Similarly, for statements (i.e. predicate relationship "edges" with subject and object concept "nodes"), we thought it sensible in step 3) to simply return a paged, possibly filtered list of statements which had a single chosen concept as either "subject" or "object". Since each statement could be associated with a significant list of supporting evidence citations (i.e. pubmed entries), again, we didn't want to swamp the bandwidth by sending them all back with the original list of statements. Rather, we left retrieval of such supporting details to a statement-by-statement "evidence" (now "statement/details", Step 4) call.

Of course, the above workflow has evolved beyond this basic vision and is now beacon API web services driven. But still, if one knows the origin design intent and operating constraints of this workflow, then the division of labor between basic concept and statement calls, versus the concept/statement details calls becomes a bit more understandable (and, we can sensibly debate if and how we may wish to modify it).

srensi commented 5 years ago

Yes, I really like this workflow. In fact, I wish there were a way to incorporate something like this into the Reasoner spec. But it does create a tradeoff between the workload on the API and downstream complexity.

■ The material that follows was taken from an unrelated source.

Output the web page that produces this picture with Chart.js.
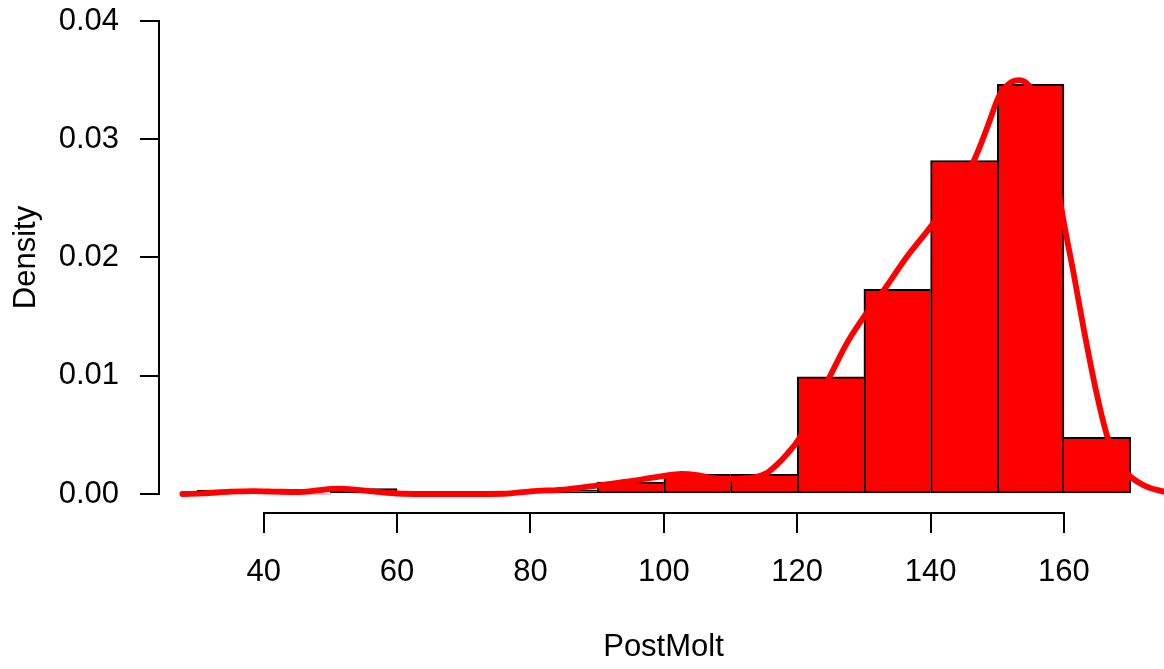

To give a concrete example...

One of the things that is leading to timeouts and crashing my neo4j (issue raised by Chris on 11/27 call) for my reasoner is pulling all the evidence for all of the edges for a large number of reasoning pathways. I use a cache to eliminate repetition where edges are shared between paths, but that only goes so far, and it still leaves the issue of passing large amounts of data.

I would prefer to (1) return paths with statement IDs (e.g. pointers to evidence), then (2) have someone hit the details endpoint of my beacon on an as needed basis, with caching on the client side. But this introduces extra complexity for the downstream consumer, who may be far removed from the point of the initial reasoner query. They need to know (a) that they need to query my details endpoint, and (b) how to do it. How much do we trust them to get it right? Is there some way to "foolproof" this workflow?

RichardBruskiewich commented 5 years ago

Thanks again @srensi (@cmungall cc:'d here)

Yes, getting a minimal specification of the subgraph - a list of concept and statement id's with perhaps just a few labels (e.g. node names and categories plus relationship predicate names) is bandwidth efficient.

I'm assuming here that downstream consumers of the NCATS system will access the system through clients abiding by an NCATS published interface: Reasoner API, beacon API related or otherwise.

The most important criteria is that all of these concept and statement ID's should be stable, resolvable CURIEs, independent of the any underlying query which discovers them.

We also have to assume, though, a stable endpoint exists somewhere to offer "details" retrieval using those identifiers. If your Reasoner API was the original source of those identifiers to the consumer, then yes, perhaps the Reasoner API needs to specify something like a /details access.

In the beacon world we have been building in NCATS, this interface could be individual beacons, but I'd suggest that perhaps, for ease of access, that this could also be a stable "Knowledge Beacon Aggregator" (KBA) web service, which host /concepts/details and /statements/details endpoints, across a whole registry of known beacons (so, in principle, a client doesn't have to guess where to look, in the beacon world at least, for the details they need).

Whether or not KBA is eventually subsumed behind a common "Reasoner" endpoint or not is an NCATS architectural decision to be made.